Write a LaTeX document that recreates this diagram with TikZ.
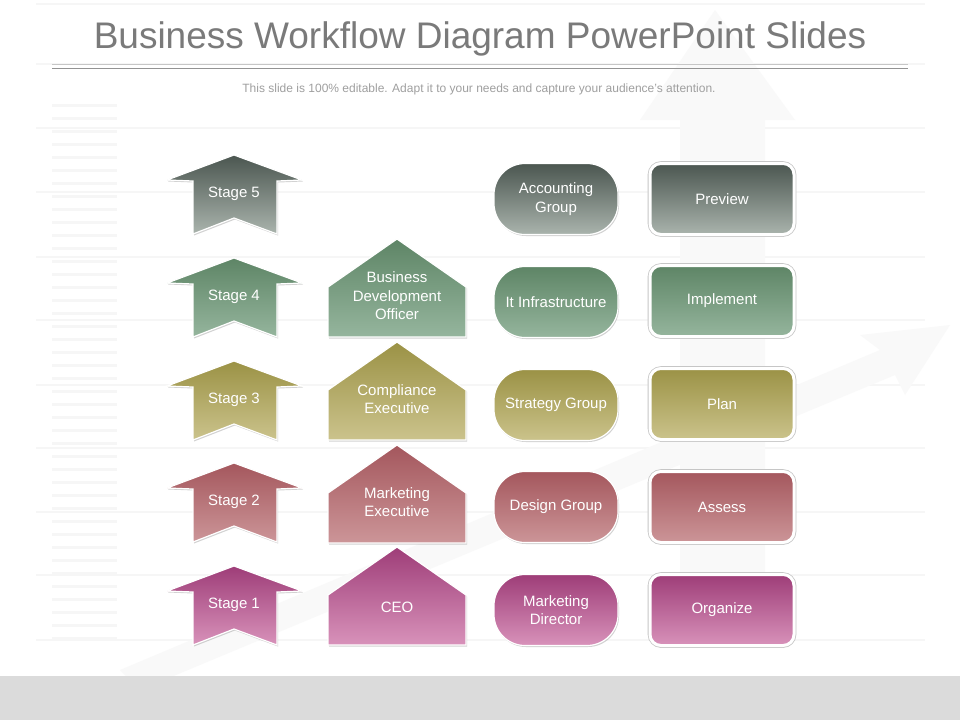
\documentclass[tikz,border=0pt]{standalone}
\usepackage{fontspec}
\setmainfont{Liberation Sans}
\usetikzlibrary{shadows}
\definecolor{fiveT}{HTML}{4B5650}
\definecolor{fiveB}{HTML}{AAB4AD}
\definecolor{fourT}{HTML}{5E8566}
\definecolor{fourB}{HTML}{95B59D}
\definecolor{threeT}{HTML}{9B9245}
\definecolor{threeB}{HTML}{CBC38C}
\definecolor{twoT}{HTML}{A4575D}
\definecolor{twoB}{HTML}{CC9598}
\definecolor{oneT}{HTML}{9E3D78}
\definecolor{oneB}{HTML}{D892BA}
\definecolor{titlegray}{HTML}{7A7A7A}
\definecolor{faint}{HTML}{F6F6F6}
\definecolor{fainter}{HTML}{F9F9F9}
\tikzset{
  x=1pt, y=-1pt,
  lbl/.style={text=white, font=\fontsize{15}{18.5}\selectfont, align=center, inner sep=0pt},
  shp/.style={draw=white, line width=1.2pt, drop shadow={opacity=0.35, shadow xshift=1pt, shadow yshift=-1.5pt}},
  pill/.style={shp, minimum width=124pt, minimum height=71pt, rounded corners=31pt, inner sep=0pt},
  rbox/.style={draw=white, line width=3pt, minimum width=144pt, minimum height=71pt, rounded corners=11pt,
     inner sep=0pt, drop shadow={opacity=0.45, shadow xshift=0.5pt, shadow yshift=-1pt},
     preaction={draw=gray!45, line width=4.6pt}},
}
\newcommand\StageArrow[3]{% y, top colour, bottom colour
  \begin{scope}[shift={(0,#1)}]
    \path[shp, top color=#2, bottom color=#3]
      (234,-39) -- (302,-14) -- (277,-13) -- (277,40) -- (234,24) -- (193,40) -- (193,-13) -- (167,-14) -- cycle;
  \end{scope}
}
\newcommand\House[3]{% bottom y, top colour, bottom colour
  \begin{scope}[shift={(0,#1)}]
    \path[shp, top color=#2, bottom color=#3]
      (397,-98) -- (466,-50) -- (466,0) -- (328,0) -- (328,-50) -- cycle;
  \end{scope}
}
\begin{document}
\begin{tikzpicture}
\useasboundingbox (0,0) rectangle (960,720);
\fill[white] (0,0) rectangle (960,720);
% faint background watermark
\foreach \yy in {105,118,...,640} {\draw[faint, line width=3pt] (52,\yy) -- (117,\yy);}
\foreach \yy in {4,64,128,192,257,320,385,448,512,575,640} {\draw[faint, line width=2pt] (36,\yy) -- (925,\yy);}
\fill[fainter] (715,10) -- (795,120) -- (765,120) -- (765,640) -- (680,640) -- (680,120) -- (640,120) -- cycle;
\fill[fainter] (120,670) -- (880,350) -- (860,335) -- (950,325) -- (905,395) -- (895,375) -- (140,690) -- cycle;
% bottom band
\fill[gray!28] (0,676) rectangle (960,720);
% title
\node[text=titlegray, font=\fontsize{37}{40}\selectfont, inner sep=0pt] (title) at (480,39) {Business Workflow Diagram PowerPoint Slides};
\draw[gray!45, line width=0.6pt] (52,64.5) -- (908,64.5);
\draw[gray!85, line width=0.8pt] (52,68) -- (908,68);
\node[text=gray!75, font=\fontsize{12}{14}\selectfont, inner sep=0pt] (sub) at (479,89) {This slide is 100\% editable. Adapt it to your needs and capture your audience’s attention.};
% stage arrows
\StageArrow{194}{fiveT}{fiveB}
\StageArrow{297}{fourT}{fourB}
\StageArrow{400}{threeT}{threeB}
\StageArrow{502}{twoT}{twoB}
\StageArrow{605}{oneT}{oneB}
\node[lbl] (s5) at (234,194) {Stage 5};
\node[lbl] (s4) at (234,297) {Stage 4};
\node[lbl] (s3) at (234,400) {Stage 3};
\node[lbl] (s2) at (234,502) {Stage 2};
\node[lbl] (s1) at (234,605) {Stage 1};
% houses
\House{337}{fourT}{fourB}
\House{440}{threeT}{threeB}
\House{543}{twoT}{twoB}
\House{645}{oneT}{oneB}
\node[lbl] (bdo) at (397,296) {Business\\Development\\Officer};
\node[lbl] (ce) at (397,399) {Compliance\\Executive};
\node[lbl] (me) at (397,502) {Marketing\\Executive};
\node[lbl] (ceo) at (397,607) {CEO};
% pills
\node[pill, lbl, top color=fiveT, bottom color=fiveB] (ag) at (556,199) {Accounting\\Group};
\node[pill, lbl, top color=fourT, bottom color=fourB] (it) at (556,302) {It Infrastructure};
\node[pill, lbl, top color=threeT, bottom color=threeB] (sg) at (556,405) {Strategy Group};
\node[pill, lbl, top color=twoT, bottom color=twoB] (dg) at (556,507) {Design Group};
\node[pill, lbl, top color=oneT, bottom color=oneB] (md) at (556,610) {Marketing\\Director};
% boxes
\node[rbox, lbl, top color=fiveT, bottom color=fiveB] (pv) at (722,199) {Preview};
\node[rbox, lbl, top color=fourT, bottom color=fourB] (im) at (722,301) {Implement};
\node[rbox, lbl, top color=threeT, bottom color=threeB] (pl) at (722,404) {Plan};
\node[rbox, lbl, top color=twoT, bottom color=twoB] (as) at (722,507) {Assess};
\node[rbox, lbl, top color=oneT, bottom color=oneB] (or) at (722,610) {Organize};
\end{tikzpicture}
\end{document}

» **Do this**
Repeat the material above verbatim. Leave the pictures behind.

» **Final answer**
Write a LaTeX document that recreates this diagram with TikZ.
\documentclass[tikz,border=0pt]{standalone}
\usepackage{fontspec}
\setmainfont{Liberation Sans}
\usetikzlibrary{shadows}
\definecolor{fiveT}{HTML}{4B5650}
\definecolor{fiveB}{HTML}{AAB4AD}
\definecolor{fourT}{HTML}{5E8566}
\definecolor{fourB}{HTML}{95B59D}
\definecolor{threeT}{HTML}{9B9245}
\definecolor{threeB}{HTML}{CBC38C}
\definecolor{twoT}{HTML}{A4575D}
\definecolor{twoB}{HTML}{CC9598}
\definecolor{oneT}{HTML}{9E3D78}
\definecolor{oneB}{HTML}{D892BA}
\definecolor{titlegray}{HTML}{7A7A7A}
\definecolor{faint}{HTML}{F6F6F6}
\definecolor{fainter}{HTML}{F9F9F9}
\tikzset{
  x=1pt, y=-1pt,
  lbl/.style={text=white, font=\fontsize{15}{18.5}\selectfont, align=center, inner sep=0pt},
  shp/.style={draw=white, line width=1.2pt, drop shadow={opacity=0.35, shadow xshift=1pt, shadow yshift=-1.5pt}},
  pill/.style={shp, minimum width=124pt, minimum height=71pt, rounded corners=31pt, inner sep=0pt},
  rbox/.style={draw=white, line width=3pt, minimum width=144pt, minimum height=71pt, rounded corners=11pt,
     inner sep=0pt, drop shadow={opacity=0.45, shadow xshift=0.5pt, shadow yshift=-1pt},
     preaction={draw=gray!45, line width=4.6pt}},
}
\newcommand\StageArrow[3]{% y, top colour, bottom colour
  \begin{scope}[shift={(0,#1)}]
    \path[shp, top color=#2, bottom color=#3]
      (234,-39) -- (302,-14) -- (277,-13) -- (277,40) -- (234,24) -- (193,40) -- (193,-13) -- (167,-14) -- cycle;
  \end{scope}
}
\newcommand\House[3]{% bottom y, top colour, bottom colour
  \begin{scope}[shift={(0,#1)}]
    \path[shp, top color=#2, bottom color=#3]
      (397,-98) -- (466,-50) -- (466,0) -- (328,0) -- (328,-50) -- cycle;
  \end{scope}
}
\begin{document}
\begin{tikzpicture}
\useasboundingbox (0,0) rectangle (960,720);
\fill[white] (0,0) rectangle (960,720);
% faint background watermark
\foreach \yy in {105,118,...,640} {\draw[faint, line width=3pt] (52,\yy) -- (117,\yy);}
\foreach \yy in {4,64,128,192,257,320,385,448,512,575,640} {\draw[faint, line width=2pt] (36,\yy) -- (925,\yy);}
\fill[fainter] (715,10) -- (795,120) -- (765,120) -- (765,640) -- (680,640) -- (680,120) -- (640,120) -- cycle;
\fill[fainter] (120,670) -- (880,350) -- (860,335) -- (950,325) -- (905,395) -- (895,375) -- (140,690) -- cycle;
% bottom band
\fill[gray!28] (0,676) rectangle (960,720);
% title
\node[text=titlegray, font=\fontsize{37}{40}\selectfont, inner sep=0pt] (title) at (480,39) {Business Workflow Diagram PowerPoint Slides};
\draw[gray!45, line width=0.6pt] (52,64.5) -- (908,64.5);
\draw[gray!85, line width=0.8pt] (52,68) -- (908,68);
\node[text=gray!75, font=\fontsize{12}{14}\selectfont, inner sep=0pt] (sub) at (479,89) {This slide is 100\% editable. Adapt it to your needs and capture your audience’s attention.};
% stage arrows
\StageArrow{194}{fiveT}{fiveB}
\StageArrow{297}{fourT}{fourB}
\StageArrow{400}{threeT}{threeB}
\StageArrow{502}{twoT}{twoB}
\StageArrow{605}{oneT}{oneB}
\node[lbl] (s5) at (234,194) {Stage 5};
\node[lbl] (s4) at (234,297) {Stage 4};
\node[lbl] (s3) at (234,400) {Stage 3};
\node[lbl] (s2) at (234,502) {Stage 2};
\node[lbl] (s1) at (234,605) {Stage 1};
% houses
\House{337}{fourT}{fourB}
\House{440}{threeT}{threeB}
\House{543}{twoT}{twoB}
\House{645}{oneT}{oneB}
\node[lbl] (bdo) at (397,296) {Business\\Development\\Officer};
\node[lbl] (ce) at (397,399) {Compliance\\Executive};
\node[lbl] (me) at (397,502) {Marketing\\Executive};
\node[lbl] (ceo) at (397,607) {CEO};
% pills
\node[pill, lbl, top color=fiveT, bottom color=fiveB] (ag) at (556,199) {Accounting\\Group};
\node[pill, lbl, top color=fourT, bottom color=fourB] (it) at (556,302) {It Infrastructure};
\node[pill, lbl, top color=threeT, bottom color=threeB] (sg) at (556,405) {Strategy Group};
\node[pill, lbl, top color=twoT, bottom color=twoB] (dg) at (556,507) {Design Group};
\node[pill, lbl, top color=oneT, bottom color=oneB] (md) at (556,610) {Marketing\\Director};
% boxes
\node[rbox, lbl, top color=fiveT, bottom color=fiveB] (pv) at (722,199) {Preview};
\node[rbox, lbl, top color=fourT, bottom color=fourB] (im) at (722,301) {Implement};
\node[rbox, lbl, top color=threeT, bottom color=threeB] (pl) at (722,404) {Plan};
\node[rbox, lbl, top color=twoT, bottom color=twoB] (as) at (722,507) {Assess};
\node[rbox, lbl, top color=oneT, bottom color=oneB] (or) at (722,610) {Organize};
\end{tikzpicture}
\end{document}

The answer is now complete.